Available data:

▶

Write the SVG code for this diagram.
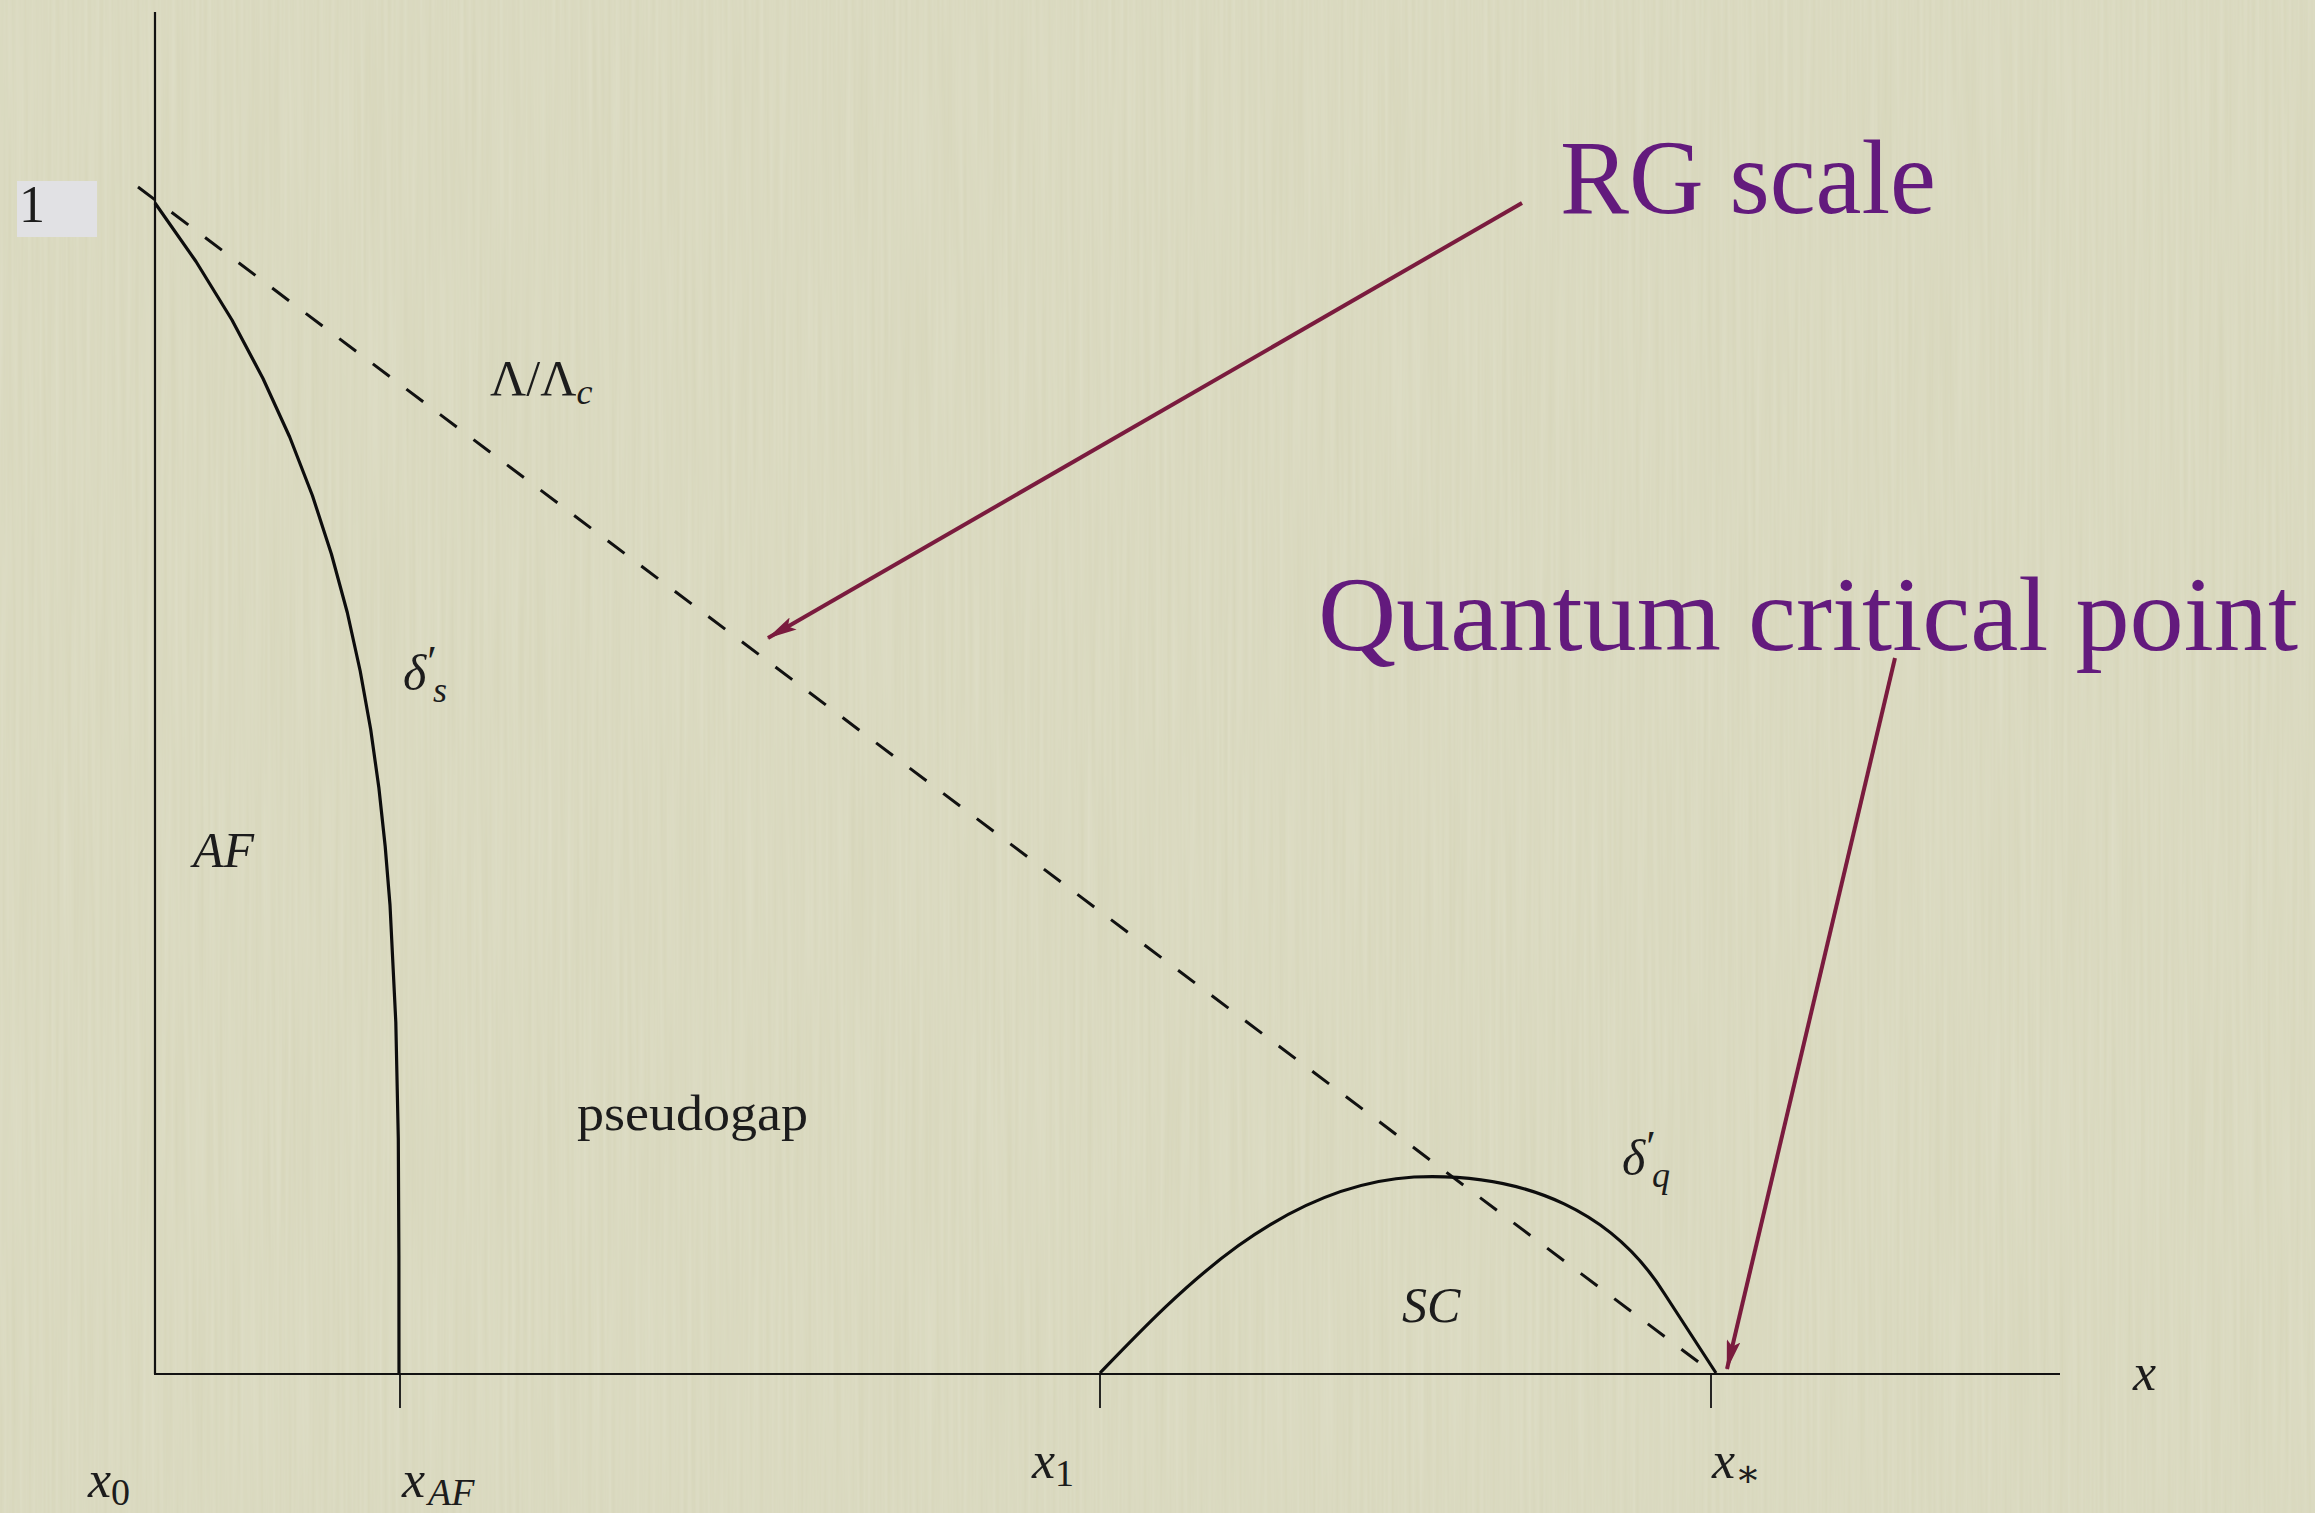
<svg xmlns="http://www.w3.org/2000/svg" width="2315" height="1513" viewBox="0 0 2315 1513">
<style>
.m{font-family:"Liberation Serif","DejaVu Serif",serif;fill:#1c1c1c}
.i{font-style:italic}
.big{font-family:"Liberation Serif","DejaVu Serif",serif;fill:#631a7d;font-size:105px}
.ax{stroke:#111;stroke-width:2.2;fill:none}
.tk{stroke:#111;stroke-width:1.8;fill:none}
.cv{stroke:#0d0d0d;stroke-width:3.2;fill:none;stroke-linejoin:round}
.ar{stroke:#7a1b3e;stroke-width:4;fill:none}
</style>
<defs>
<filter id="paper" x="0" y="0" width="100%" height="100%">
<feTurbulence type="fractalNoise" baseFrequency="0.25 0.004" numOctaves="2" seed="3" result="n"/>
<feColorMatrix in="n" type="matrix" values="0 0 0 0 0.86  0 0 0 0 0.86  0 0 0 0 0.76  0 0 0 0.35 0"/>
</filter>
<marker id="ah" viewBox="0 0 30 14" refX="29" refY="7" markerWidth="30" markerHeight="14" markerUnits="userSpaceOnUse" orient="auto">
<path d="M0,0 L30,7 L0,14 L6,7 Z" fill="#7a1b3e"/>
</marker>
</defs>
<rect width="2315" height="1513" fill="#d6d5b9"/>
<rect width="2315" height="1513" filter="url(#paper)"/>

<g id="axes">
<line class="ax" x1="155" y1="12" x2="155" y2="1374"/>
<line class="ax" x1="154" y1="1374" x2="2060" y2="1374"/>
<line class="tk" x1="400" y1="1374" x2="400" y2="1408"/>
<line class="tk" x1="1100" y1="1374" x2="1100" y2="1408"/>
<line class="tk" x1="1711" y1="1374" x2="1711" y2="1408"/>
</g>

<g id="ytick-1">
<rect x="17" y="181" width="80" height="56" fill="#e1e1e4"/>
<text class="m" x="19" y="222" font-size="52" font-family="Liberation Serif, serif">1</text>
</g>

<g id="curves">
<path id="lambda-line" d="M138,187 L1713,1373" stroke="#111" stroke-width="3" fill="none" stroke-dasharray="21 21"/>
<polyline id="af-boundary" class="cv" points="155,203 196,261.5 232,320 263,378.5 289.7,437 312.4,495.5 331.4,554 347.3,612.5 360.2,671 370.7,729.5 378.9,788 385.2,846.5 390,905 395.8,1022 398.3,1139 398.9,1256 399,1373"/>
<path id="sc-dome" class="cv" d="M1100,1373 C1180,1290 1280,1185 1414,1177 C1530,1172 1615,1215 1664,1293 L1716,1373"/>
</g>

<g id="labels" font-family="Liberation Serif, serif">
<g id="label-lambda"><text class="m" x="490" y="395" font-size="50">Λ/Λ<tspan class="i" font-size="36" dy="9">c</tspan></text></g>
<g id="label-delta-s"><text class="m i" x="403" y="690" font-size="50">δ<tspan font-style="normal" font-size="44" dx="1" dy="-14">′</tspan><tspan font-size="36" dx="-4" dy="26">s</tspan></text></g>
<g id="label-af"><text class="m i" x="193" y="867" font-size="50">AF</text></g>
<g id="label-pseudogap"><text class="m" x="577" y="1130" font-size="50" textLength="231" lengthAdjust="spacingAndGlyphs">pseudogap</text></g>
<g id="label-delta-q"><text class="m i" x="1622" y="1175" font-size="50">δ<tspan font-style="normal" font-size="44" dx="1" dy="-14">′</tspan><tspan font-size="36" dx="-4" dy="26">q</tspan></text></g>
<g id="label-sc"><text class="m i" x="1402" y="1322" font-size="50">SC</text></g>
<g id="label-x0"><text class="m i" x="88" y="1497" font-size="52">x<tspan font-style="normal" font-size="38" dy="8">0</tspan></text></g>
<g id="label-xaf"><text class="m i" x="402" y="1497" font-size="52">x<tspan font-size="38" dx="3" dy="8">AF</tspan></text></g>
<g id="label-x1"><text class="m i" x="1032" y="1478" font-size="52">x<tspan font-style="normal" font-size="38" dy="8">1</tspan></text></g>
<g id="label-xstar"><text class="m i" x="1712" y="1478" font-size="52">x<tspan font-style="normal" font-size="38" dy="8">∗</tspan></text></g>
<g id="label-x"><text class="m i" x="2133" y="1390" font-size="52">x</text></g>
</g>

<g id="node-rg-scale"><text class="big" font-family="Liberation Serif, serif" x="1560" y="213" textLength="376" lengthAdjust="spacingAndGlyphs">RG scale</text></g>
<g id="node-qcp"><text class="big" font-family="Liberation Serif, serif" x="1318" y="650" textLength="980" lengthAdjust="spacingAndGlyphs">Quantum critical point</text></g>

<g id="connectors">
<line class="ar" x1="1522" y1="203" x2="768" y2="638" marker-end="url(#ah)"/>
<line class="ar" x1="1895" y1="658" x2="1727" y2="1369" marker-end="url(#ah)"/>
</g>
</svg>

◀

Task prompt: Return the listing above in full and without alteration, excluding its pictures.

Solution:
Write the SVG code for this diagram.
<svg xmlns="http://www.w3.org/2000/svg" width="2315" height="1513" viewBox="0 0 2315 1513">
<style>
.m{font-family:"Liberation Serif","DejaVu Serif",serif;fill:#1c1c1c}
.i{font-style:italic}
.big{font-family:"Liberation Serif","DejaVu Serif",serif;fill:#631a7d;font-size:105px}
.ax{stroke:#111;stroke-width:2.2;fill:none}
.tk{stroke:#111;stroke-width:1.8;fill:none}
.cv{stroke:#0d0d0d;stroke-width:3.2;fill:none;stroke-linejoin:round}
.ar{stroke:#7a1b3e;stroke-width:4;fill:none}
</style>
<defs>
<filter id="paper" x="0" y="0" width="100%" height="100%">
<feTurbulence type="fractalNoise" baseFrequency="0.25 0.004" numOctaves="2" seed="3" result="n"/>
<feColorMatrix in="n" type="matrix" values="0 0 0 0 0.86  0 0 0 0 0.86  0 0 0 0 0.76  0 0 0 0.35 0"/>
</filter>
<marker id="ah" viewBox="0 0 30 14" refX="29" refY="7" markerWidth="30" markerHeight="14" markerUnits="userSpaceOnUse" orient="auto">
<path d="M0,0 L30,7 L0,14 L6,7 Z" fill="#7a1b3e"/>
</marker>
</defs>
<rect width="2315" height="1513" fill="#d6d5b9"/>
<rect width="2315" height="1513" filter="url(#paper)"/>

<g id="axes">
<line class="ax" x1="155" y1="12" x2="155" y2="1374"/>
<line class="ax" x1="154" y1="1374" x2="2060" y2="1374"/>
<line class="tk" x1="400" y1="1374" x2="400" y2="1408"/>
<line class="tk" x1="1100" y1="1374" x2="1100" y2="1408"/>
<line class="tk" x1="1711" y1="1374" x2="1711" y2="1408"/>
</g>

<g id="ytick-1">
<rect x="17" y="181" width="80" height="56" fill="#e1e1e4"/>
<text class="m" x="19" y="222" font-size="52" font-family="Liberation Serif, serif">1</text>
</g>

<g id="curves">
<path id="lambda-line" d="M138,187 L1713,1373" stroke="#111" stroke-width="3" fill="none" stroke-dasharray="21 21"/>
<polyline id="af-boundary" class="cv" points="155,203 196,261.5 232,320 263,378.5 289.7,437 312.4,495.5 331.4,554 347.3,612.5 360.2,671 370.7,729.5 378.9,788 385.2,846.5 390,905 395.8,1022 398.3,1139 398.9,1256 399,1373"/>
<path id="sc-dome" class="cv" d="M1100,1373 C1180,1290 1280,1185 1414,1177 C1530,1172 1615,1215 1664,1293 L1716,1373"/>
</g>

<g id="labels" font-family="Liberation Serif, serif">
<g id="label-lambda"><text class="m" x="490" y="395" font-size="50">Λ/Λ<tspan class="i" font-size="36" dy="9">c</tspan></text></g>
<g id="label-delta-s"><text class="m i" x="403" y="690" font-size="50">δ<tspan font-style="normal" font-size="44" dx="1" dy="-14">′</tspan><tspan font-size="36" dx="-4" dy="26">s</tspan></text></g>
<g id="label-af"><text class="m i" x="193" y="867" font-size="50">AF</text></g>
<g id="label-pseudogap"><text class="m" x="577" y="1130" font-size="50" textLength="231" lengthAdjust="spacingAndGlyphs">pseudogap</text></g>
<g id="label-delta-q"><text class="m i" x="1622" y="1175" font-size="50">δ<tspan font-style="normal" font-size="44" dx="1" dy="-14">′</tspan><tspan font-size="36" dx="-4" dy="26">q</tspan></text></g>
<g id="label-sc"><text class="m i" x="1402" y="1322" font-size="50">SC</text></g>
<g id="label-x0"><text class="m i" x="88" y="1497" font-size="52">x<tspan font-style="normal" font-size="38" dy="8">0</tspan></text></g>
<g id="label-xaf"><text class="m i" x="402" y="1497" font-size="52">x<tspan font-size="38" dx="3" dy="8">AF</tspan></text></g>
<g id="label-x1"><text class="m i" x="1032" y="1478" font-size="52">x<tspan font-style="normal" font-size="38" dy="8">1</tspan></text></g>
<g id="label-xstar"><text class="m i" x="1712" y="1478" font-size="52">x<tspan font-style="normal" font-size="38" dy="8">∗</tspan></text></g>
<g id="label-x"><text class="m i" x="2133" y="1390" font-size="52">x</text></g>
</g>

<g id="node-rg-scale"><text class="big" font-family="Liberation Serif, serif" x="1560" y="213" textLength="376" lengthAdjust="spacingAndGlyphs">RG scale</text></g>
<g id="node-qcp"><text class="big" font-family="Liberation Serif, serif" x="1318" y="650" textLength="980" lengthAdjust="spacingAndGlyphs">Quantum critical point</text></g>

<g id="connectors">
<line class="ar" x1="1522" y1="203" x2="768" y2="638" marker-end="url(#ah)"/>
<line class="ar" x1="1895" y1="658" x2="1727" y2="1369" marker-end="url(#ah)"/>
</g>
</svg>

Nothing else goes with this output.